> **Set problem**
Begin with the first line of the material and copy each line word for word through the line that contains "const ringCounts = [6, 6, 6, 6];"; the pictures are left out.

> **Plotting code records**
********************

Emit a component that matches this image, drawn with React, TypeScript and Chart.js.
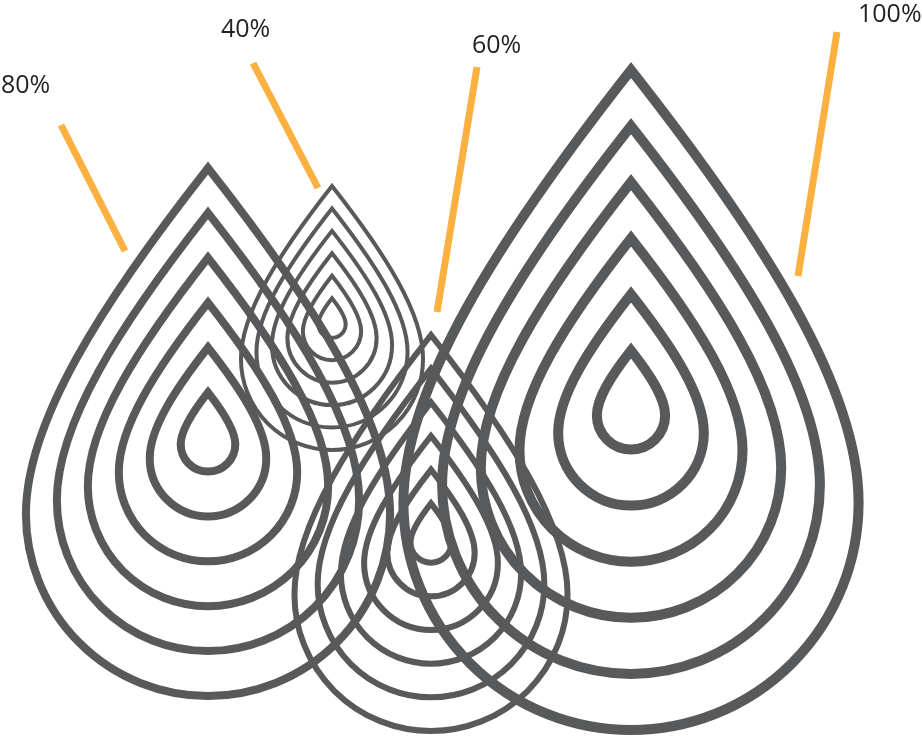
import React, { useEffect, useRef } from 'react';
import { Chart, registerables } from 'chart.js';

Chart.register(...registerables);

// ---- data ----
const labels = ['80%', '40%', '60%', '100%'];
const values = [80, 40, 60, 100];
const ringCounts = [6, 6, 6, 6];

// ---- layout (data units of hidden 922 x 737 axes) ----
const DROP_X = [208, 332, 431, 631];
const DROP_BOTTOM = [696, 450, 731, 730];
const LEADER_FROM = [[61, 125], [253, 63], [477, 67], [837, 32]];
const LEADER_TO = [[125, 251], [318, 188], [437, 312], [798, 276]];
const LABEL_POS = [[1, 93], [221, 37], [472, 53], [858, 22]];

const HEIGHT_PER_UNIT = 6.6; // drop height per percentage point
const INNER_RATIO = 0.15;
const TIP = 1.9; // tip distance / radius

const GREY = '#58595B';
const ORANGE = '#FBB040';
const TEXT = '#231F20';

function dropPath(ctx: CanvasRenderingContext2D, cx: number, cy: number, r: number) {
  const a = 0.59, b = 0.75, c = 0.5;
  ctx.beginPath();
  ctx.moveTo(cx, cy - TIP * r);
  ctx.bezierCurveTo(cx + a * r, cy - (TIP - b) * r, cx + r, cy - c * r, cx + r, cy);
  ctx.arc(cx, cy, r, 0, Math.PI, false);
  ctx.bezierCurveTo(cx - r, cy - c * r, cx - a * r, cy - (TIP - b) * r, cx, cy - TIP * r);
  ctx.closePath();
}

const dropPlugin = {
  id: 'drops',
  afterDatasetsDraw(chart: any) {
    const ctx: CanvasRenderingContext2D = chart.ctx;
    const xs = chart.scales.x;
    const ys = chart.scales.y;
    ctx.save();
    values.forEach((v, i) => {
      const cx = xs.getPixelForValue(DROP_X[i]);
      const bottom = ys.getPixelForValue(DROP_BOTTOM[i]);
      const H = Math.abs(ys.getPixelForValue(DROP_BOTTOM[i] - v * HEIGHT_PER_UNIT) - bottom);
      const mid = bottom - H / 2;
      const n = ringCounts[i];
      ctx.strokeStyle = GREY;
      ctx.lineWidth = v / 10;
      ctx.lineJoin = 'miter';
      ctx.miterLimit = 10;
      for (let k = 0; k < n; k++) {
        const s = 1 - (k * (1 - INNER_RATIO)) / (n - 1);
        const h = H * s;
        const bb = mid + h / 2;
        const r = h / (1 + TIP);
        dropPath(ctx, cx, bb - r, r);
        ctx.stroke();
      }
    });
    // labels
    ctx.fillStyle = TEXT;
    ctx.font = '25px "Open Sans"';
    ctx.textAlign = 'left';
    ctx.textBaseline = 'alphabetic';
    labels.forEach((t, i) => {
      ctx.fillText(t, xs.getPixelForValue(LABEL_POS[i][0]), ys.getPixelForValue(LABEL_POS[i][1]));
    });
    ctx.restore();
  },
};

export default function App() {
  const ref = useRef<HTMLCanvasElement>(null);
  useEffect(() => {
    document.body.style.margin = '0';
    const canvas = ref.current!;
    const chart = new Chart(canvas, {
      type: 'scatter',
      data: {
        datasets: [
          ...labels.map((l, i) => ({
            type: 'line' as const,
            label: l,
            data: [
              { x: LEADER_FROM[i][0], y: LEADER_FROM[i][1] },
              { x: LEADER_TO[i][0], y: LEADER_TO[i][1] },
            ],
            borderColor: ORANGE,
            borderWidth: 7,
            borderCapStyle: 'butt' as const,
            pointRadius: 0,
            fill: false,
          })),
          {
            type: 'scatter' as const,
            label: 'drops',
            data: values.map((v, i) => ({ x: DROP_X[i], y: DROP_BOTTOM[i] })),
            pointRadius: 0,
          },
        ],
      },
      options: {
        animation: false,
        responsive: false,
        layout: { padding: 0 },
        plugins: { legend: { display: false }, tooltip: { enabled: false } },
        scales: {
          x: { type: 'linear', min: 0, max: 922, display: false },
          y: { type: 'linear', min: 0, max: 737, reverse: true, display: false },
        },
      },
      plugins: [dropPlugin],
    });
    return () => chart.destroy();
  }, []);
  return (
    <div style={{ width: 922, height: 737, background: '#fff' }}>
      <canvas ref={ref} width={922} height={737} style={{ display: 'block' }} />
    </div>
  );
}
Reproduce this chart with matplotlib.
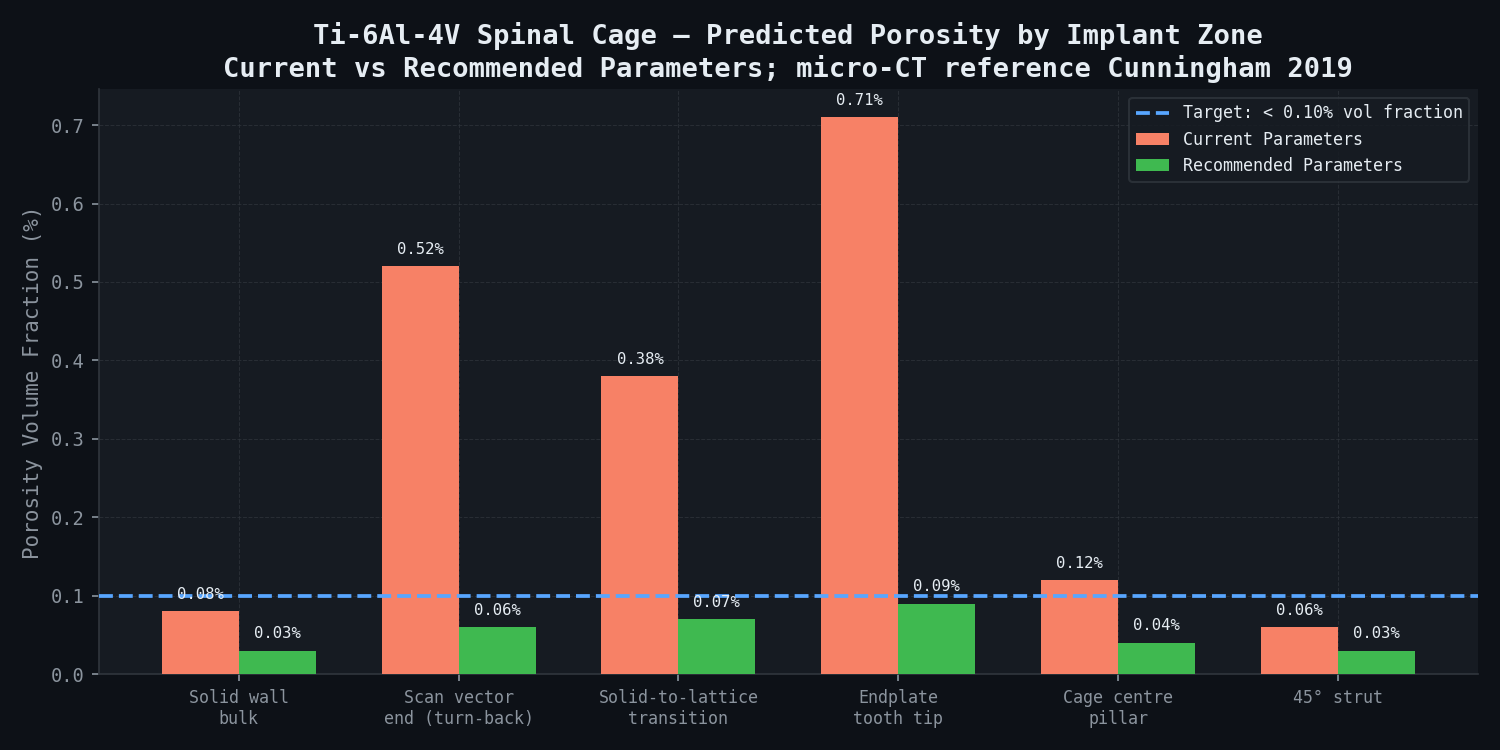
import numpy as np
import matplotlib
matplotlib.use("Agg")
import matplotlib.pyplot as plt

# Datos
zonas = ["Solid wall\nbulk", "Scan vector\nend (turn-back)", "Solid-to-lattice\ntransition",
         "Endplate\ntooth tip", "Cage centre\npillar", "45° strut"]
actual = [0.08, 0.52, 0.38, 0.71, 0.12, 0.06]
recomendado = [0.03, 0.06, 0.07, 0.09, 0.04, 0.03]
objetivo = 0.10

# Colores
fondo = "#0d1117"
panel = "#161b22"
borde = "#30363d"
texto = "#e6edf3"
gris = "#8b949e"

plt.rcParams["font.family"] = ["DejaVu Sans Mono"]

fig, ax = plt.subplots(figsize=(10, 5), dpi=150)
fig.patch.set_facecolor(fondo)
ax.set_facecolor(panel)

x = np.arange(len(zonas))
ancho = 0.35
b1 = ax.bar(x - ancho / 2, actual, ancho, color="#f78166", label="Current Parameters", zorder=3)
b2 = ax.bar(x + ancho / 2, recomendado, ancho, color="#3fb950", label="Recommended Parameters", zorder=3)
ax.axhline(objetivo, color="#58a6ff", linestyle="--", linewidth=1.8, zorder=4,
           label="Target: < 0.10% vol fraction")

# Etiquetas de valores
for barras in (b1, b2):
    for b in barras:
        h = b.get_height()
        ax.text(b.get_x() + b.get_width() / 2, h + 0.012, f"{h:.2f}%", ha="center", va="bottom",
                color=texto, fontsize=7.5, zorder=5)

ax.set_xticks(x)
ax.set_xticklabels(zonas, fontsize=8, color=gris)
ax.tick_params(axis="y", labelsize=9, colors=gris)
ax.tick_params(axis="x", colors=gris)
ax.set_ylabel("Porosity Volume Fraction (%)", fontsize=10, color=gris)
ax.set_title("Ti-6Al-4V Spinal Cage — Predicted Porosity by Implant Zone\n"
             "Current vs Recommended Parameters; micro-CT reference Cunningham 2019",
             fontsize=13, fontweight="bold", color=texto)

ax.grid(True, color=borde, linestyle="--", linewidth=0.5, alpha=0.7, zorder=0)
for s in ("top", "right"):
    ax.spines[s].set_visible(False)
for s in ("left", "bottom"):
    ax.spines[s].set_color(borde)

leg = ax.legend(loc="upper right", fontsize=8, facecolor=panel, edgecolor=borde, labelcolor=texto)

plt.tight_layout()
plt.savefig("out.png", dpi=150, facecolor=fondo)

********************

> **Answer to the task**
Emit a component that matches this image, drawn with React, TypeScript and Chart.js.
import React, { useEffect, useRef } from 'react';
import { Chart, registerables } from 'chart.js';

Chart.register(...registerables);

// ---- data ----
const labels = ['80%', '40%', '60%', '100%'];
const values = [80, 40, 60, 100];
const ringCounts = [6, 6, 6, 6];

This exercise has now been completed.